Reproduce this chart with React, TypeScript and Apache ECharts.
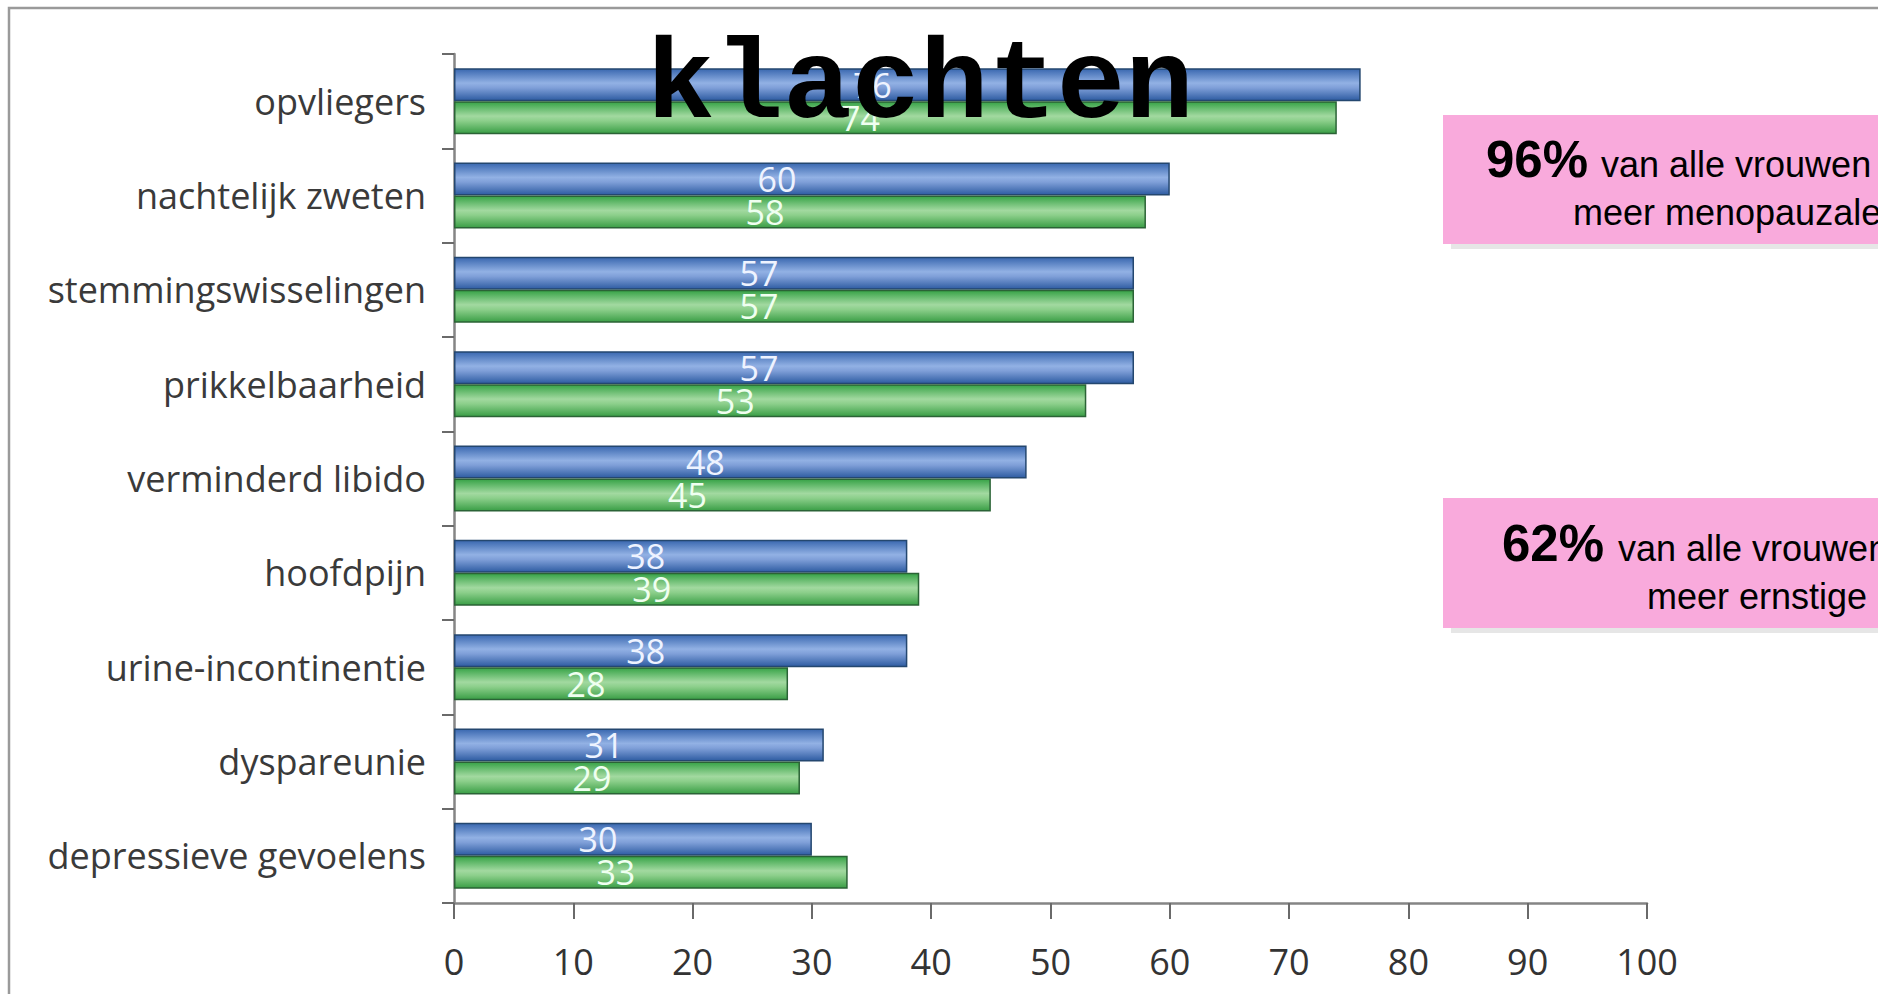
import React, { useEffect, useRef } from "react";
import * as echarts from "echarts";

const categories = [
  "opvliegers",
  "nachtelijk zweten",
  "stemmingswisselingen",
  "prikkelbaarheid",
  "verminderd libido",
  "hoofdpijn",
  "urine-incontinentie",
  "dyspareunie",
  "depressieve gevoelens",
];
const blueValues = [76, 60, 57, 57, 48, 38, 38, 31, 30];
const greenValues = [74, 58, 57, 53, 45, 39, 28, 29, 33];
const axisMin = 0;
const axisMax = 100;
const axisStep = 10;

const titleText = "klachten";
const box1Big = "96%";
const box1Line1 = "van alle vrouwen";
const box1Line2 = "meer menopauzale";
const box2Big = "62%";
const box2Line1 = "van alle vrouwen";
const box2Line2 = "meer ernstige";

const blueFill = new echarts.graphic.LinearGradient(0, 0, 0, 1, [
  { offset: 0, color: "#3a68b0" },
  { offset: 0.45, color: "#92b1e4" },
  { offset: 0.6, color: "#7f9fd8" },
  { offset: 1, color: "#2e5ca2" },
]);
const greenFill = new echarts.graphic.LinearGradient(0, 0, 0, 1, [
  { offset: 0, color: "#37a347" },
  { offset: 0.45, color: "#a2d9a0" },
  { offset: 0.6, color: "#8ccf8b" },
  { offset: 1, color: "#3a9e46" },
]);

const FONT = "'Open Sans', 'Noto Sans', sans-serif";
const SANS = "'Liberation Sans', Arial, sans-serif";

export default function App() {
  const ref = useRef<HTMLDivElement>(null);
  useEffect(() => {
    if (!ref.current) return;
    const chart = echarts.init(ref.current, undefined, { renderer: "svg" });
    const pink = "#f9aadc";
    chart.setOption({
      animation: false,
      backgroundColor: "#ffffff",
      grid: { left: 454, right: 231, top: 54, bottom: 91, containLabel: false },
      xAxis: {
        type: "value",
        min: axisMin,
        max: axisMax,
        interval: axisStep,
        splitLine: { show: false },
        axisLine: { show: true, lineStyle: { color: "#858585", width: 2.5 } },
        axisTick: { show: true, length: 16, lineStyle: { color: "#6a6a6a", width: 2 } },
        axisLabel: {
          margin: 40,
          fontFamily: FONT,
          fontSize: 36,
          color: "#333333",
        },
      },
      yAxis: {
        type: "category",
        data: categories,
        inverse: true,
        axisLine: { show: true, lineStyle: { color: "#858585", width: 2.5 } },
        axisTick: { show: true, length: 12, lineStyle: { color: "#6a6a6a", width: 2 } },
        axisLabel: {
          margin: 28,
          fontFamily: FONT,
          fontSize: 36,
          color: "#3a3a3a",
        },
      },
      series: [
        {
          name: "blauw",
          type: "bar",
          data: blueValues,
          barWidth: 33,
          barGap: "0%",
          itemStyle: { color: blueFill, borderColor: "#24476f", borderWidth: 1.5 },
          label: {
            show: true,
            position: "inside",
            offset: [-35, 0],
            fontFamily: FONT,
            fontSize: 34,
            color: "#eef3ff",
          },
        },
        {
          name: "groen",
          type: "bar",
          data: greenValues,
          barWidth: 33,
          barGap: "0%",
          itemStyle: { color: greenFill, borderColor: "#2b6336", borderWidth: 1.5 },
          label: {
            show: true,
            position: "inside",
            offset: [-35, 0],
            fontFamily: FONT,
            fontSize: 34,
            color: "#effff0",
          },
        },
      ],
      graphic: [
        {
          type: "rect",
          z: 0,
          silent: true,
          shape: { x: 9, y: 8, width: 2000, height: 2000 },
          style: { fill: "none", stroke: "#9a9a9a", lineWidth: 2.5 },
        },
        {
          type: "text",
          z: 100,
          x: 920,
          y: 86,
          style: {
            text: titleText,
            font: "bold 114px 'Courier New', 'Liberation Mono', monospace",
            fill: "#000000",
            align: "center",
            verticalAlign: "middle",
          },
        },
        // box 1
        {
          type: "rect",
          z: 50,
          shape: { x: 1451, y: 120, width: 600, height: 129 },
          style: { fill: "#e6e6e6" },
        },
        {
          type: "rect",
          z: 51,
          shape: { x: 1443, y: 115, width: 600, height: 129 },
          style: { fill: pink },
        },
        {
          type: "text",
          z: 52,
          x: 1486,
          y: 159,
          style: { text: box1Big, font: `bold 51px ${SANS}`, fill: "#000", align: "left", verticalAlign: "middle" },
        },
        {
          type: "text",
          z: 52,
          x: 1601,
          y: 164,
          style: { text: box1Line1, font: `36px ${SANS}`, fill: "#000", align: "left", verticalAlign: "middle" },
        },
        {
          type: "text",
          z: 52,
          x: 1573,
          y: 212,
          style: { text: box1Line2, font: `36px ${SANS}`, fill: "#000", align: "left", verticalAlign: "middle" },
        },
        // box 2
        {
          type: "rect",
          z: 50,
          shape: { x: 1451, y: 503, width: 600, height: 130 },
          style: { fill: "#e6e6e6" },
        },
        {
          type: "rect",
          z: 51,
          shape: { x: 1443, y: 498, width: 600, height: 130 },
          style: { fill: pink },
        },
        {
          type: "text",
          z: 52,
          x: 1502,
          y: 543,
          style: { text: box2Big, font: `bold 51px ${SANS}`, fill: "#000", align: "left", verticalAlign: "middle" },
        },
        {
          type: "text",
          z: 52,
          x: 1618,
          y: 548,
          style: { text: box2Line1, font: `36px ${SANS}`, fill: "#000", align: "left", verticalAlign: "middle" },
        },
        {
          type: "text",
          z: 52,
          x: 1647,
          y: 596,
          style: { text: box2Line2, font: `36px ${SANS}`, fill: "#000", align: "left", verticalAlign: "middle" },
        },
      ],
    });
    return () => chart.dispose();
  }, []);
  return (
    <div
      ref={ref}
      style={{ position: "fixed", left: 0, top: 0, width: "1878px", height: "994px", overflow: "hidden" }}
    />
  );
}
* * *
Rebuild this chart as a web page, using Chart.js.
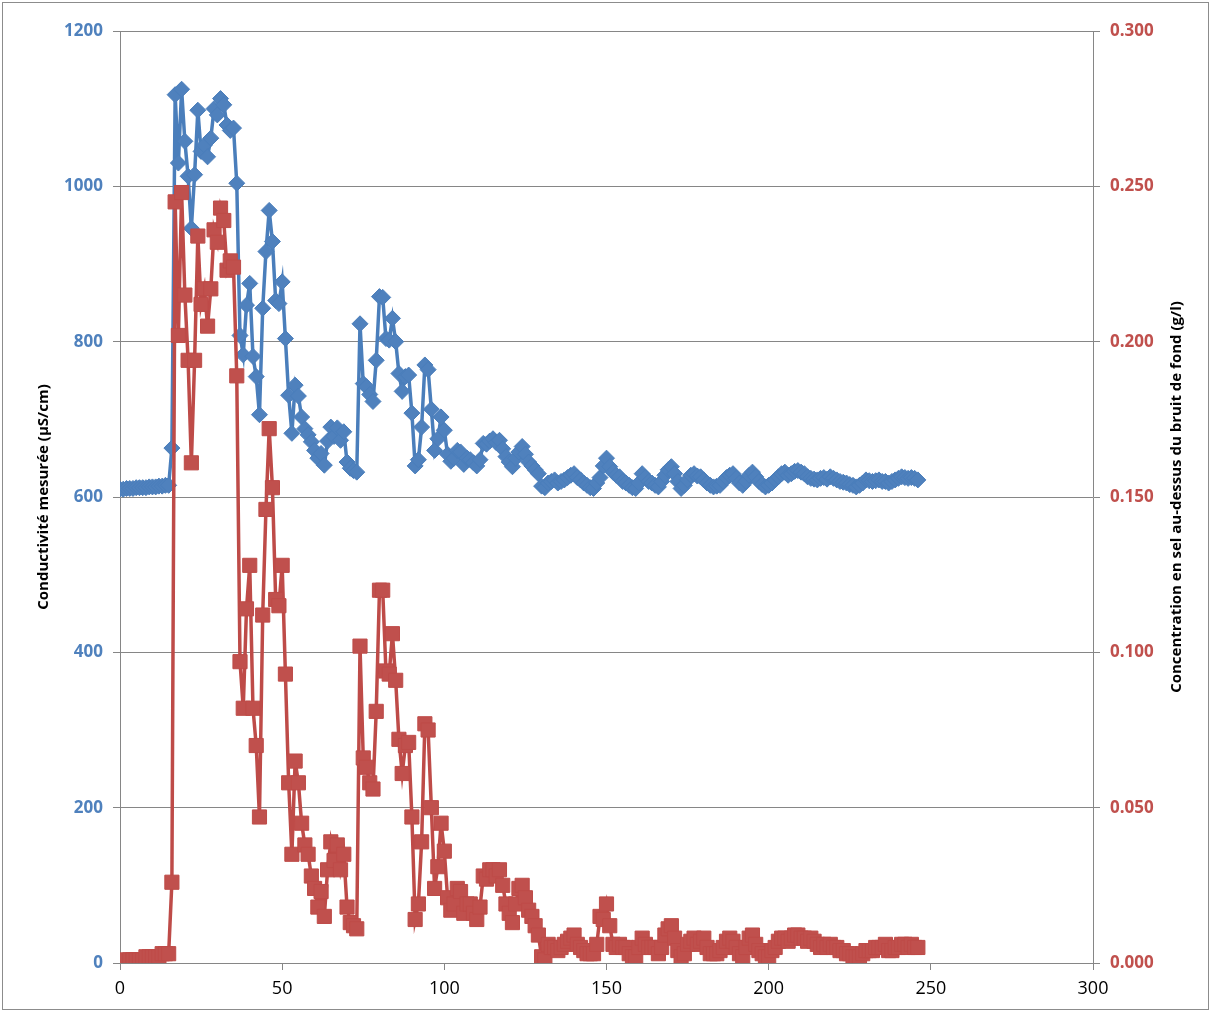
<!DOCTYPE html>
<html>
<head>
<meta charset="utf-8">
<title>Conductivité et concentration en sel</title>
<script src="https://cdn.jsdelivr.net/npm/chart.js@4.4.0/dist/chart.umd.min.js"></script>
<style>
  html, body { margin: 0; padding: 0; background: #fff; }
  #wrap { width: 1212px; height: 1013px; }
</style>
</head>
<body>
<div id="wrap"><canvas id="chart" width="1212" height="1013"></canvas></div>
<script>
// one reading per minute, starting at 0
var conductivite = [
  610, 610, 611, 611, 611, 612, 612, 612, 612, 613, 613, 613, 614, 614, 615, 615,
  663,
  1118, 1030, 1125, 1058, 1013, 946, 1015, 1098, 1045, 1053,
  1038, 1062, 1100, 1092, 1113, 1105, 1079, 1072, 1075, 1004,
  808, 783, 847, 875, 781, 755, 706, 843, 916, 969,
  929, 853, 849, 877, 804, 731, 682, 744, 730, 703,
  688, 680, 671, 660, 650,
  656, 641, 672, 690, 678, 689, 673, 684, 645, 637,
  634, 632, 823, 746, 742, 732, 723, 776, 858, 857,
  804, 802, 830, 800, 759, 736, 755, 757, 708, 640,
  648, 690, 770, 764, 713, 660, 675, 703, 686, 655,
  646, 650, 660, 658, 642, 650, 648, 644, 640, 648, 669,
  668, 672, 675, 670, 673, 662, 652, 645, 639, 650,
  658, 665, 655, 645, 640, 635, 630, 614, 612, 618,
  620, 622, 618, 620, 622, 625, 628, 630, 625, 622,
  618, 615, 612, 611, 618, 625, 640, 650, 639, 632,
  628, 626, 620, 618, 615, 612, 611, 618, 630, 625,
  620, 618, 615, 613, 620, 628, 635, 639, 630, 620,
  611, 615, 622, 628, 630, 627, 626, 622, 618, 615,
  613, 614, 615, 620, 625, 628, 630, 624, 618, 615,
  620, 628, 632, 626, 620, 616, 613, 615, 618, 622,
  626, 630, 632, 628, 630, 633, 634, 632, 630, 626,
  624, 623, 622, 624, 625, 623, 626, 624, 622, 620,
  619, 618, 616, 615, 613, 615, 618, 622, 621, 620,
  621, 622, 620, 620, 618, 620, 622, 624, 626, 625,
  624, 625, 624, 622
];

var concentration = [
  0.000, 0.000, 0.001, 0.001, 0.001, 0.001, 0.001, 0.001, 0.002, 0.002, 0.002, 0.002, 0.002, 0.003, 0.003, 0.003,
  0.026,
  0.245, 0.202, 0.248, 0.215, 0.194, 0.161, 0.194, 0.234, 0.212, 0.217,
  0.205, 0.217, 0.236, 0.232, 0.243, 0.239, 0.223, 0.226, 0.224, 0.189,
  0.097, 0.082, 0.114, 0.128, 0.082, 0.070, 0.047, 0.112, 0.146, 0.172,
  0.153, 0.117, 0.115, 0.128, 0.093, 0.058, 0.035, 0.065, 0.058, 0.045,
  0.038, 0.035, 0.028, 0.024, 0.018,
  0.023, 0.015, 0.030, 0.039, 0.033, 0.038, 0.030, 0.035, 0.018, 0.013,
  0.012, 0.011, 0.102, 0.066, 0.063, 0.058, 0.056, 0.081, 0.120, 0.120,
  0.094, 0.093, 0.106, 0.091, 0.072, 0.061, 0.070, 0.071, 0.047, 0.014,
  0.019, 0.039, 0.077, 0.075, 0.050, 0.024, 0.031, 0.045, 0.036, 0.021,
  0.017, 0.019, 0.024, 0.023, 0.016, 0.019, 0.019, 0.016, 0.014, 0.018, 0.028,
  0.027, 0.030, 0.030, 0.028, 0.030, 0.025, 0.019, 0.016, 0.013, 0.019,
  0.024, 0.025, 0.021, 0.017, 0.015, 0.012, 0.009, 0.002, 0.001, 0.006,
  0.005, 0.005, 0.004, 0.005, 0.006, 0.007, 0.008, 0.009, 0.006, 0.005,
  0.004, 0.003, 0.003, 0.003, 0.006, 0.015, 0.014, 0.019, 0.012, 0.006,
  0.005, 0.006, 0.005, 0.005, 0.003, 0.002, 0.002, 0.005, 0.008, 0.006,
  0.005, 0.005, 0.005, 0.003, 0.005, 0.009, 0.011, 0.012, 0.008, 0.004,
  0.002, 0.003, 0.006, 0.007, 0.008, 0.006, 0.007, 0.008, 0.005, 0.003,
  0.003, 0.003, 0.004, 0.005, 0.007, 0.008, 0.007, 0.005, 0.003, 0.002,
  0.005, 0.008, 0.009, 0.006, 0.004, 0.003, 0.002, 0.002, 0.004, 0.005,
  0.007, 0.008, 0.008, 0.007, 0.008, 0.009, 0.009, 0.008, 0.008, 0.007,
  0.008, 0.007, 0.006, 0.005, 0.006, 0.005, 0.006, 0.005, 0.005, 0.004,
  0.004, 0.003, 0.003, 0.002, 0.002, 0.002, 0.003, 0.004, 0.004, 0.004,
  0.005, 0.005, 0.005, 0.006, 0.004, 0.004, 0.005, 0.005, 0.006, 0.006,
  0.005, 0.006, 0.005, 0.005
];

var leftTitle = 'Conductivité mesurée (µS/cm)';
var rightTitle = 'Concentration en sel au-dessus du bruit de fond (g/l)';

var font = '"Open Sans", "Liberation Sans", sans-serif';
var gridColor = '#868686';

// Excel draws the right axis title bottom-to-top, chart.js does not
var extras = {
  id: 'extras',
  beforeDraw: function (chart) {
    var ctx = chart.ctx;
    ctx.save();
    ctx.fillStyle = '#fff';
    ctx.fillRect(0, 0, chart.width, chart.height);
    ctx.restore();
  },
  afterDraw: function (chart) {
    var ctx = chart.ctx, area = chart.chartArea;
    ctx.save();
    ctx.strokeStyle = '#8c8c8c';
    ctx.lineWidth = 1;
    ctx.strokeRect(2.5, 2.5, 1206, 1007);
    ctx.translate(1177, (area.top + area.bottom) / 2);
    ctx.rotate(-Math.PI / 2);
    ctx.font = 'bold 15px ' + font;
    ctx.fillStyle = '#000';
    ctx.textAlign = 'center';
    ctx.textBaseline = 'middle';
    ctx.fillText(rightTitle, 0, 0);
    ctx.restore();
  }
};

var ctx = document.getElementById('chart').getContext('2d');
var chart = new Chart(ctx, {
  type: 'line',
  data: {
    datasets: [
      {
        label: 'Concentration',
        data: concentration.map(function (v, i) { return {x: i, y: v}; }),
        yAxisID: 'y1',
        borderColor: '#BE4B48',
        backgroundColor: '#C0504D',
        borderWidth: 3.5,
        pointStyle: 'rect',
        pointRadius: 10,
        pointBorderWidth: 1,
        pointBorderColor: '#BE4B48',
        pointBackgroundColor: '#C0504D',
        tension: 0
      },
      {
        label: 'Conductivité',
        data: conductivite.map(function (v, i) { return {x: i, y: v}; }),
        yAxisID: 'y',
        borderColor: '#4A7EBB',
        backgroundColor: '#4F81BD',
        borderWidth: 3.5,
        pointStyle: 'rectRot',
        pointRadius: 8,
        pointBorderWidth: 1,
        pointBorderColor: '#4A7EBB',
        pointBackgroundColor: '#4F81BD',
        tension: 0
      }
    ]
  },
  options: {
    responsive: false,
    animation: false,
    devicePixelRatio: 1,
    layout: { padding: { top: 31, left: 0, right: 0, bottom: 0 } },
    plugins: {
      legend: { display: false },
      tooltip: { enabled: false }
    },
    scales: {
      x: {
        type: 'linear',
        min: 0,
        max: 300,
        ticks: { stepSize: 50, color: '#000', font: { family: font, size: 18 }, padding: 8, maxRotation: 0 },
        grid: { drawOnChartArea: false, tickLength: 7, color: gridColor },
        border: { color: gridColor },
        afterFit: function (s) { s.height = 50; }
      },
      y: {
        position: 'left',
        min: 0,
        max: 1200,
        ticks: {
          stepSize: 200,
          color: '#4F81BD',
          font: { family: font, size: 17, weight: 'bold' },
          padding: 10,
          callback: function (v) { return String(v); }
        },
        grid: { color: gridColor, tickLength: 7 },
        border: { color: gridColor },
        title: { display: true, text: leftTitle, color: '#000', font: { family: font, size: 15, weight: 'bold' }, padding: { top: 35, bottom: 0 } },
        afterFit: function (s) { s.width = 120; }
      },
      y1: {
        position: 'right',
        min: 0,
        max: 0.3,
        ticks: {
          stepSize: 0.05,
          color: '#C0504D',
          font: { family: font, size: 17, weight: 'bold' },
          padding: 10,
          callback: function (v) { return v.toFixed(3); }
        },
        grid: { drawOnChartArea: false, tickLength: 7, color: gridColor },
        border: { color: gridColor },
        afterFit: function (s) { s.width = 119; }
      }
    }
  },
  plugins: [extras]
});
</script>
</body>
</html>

Exercise instructions →
Give back, unchanged, each line from the one containing "Reproduce this chart" through the one containing "import * as". Pictures are to be left out.

Output for this task →
Reproduce this chart with React, TypeScript and Apache ECharts.
import React, { useEffect, useRef } from "react";
import * as echarts from "echarts";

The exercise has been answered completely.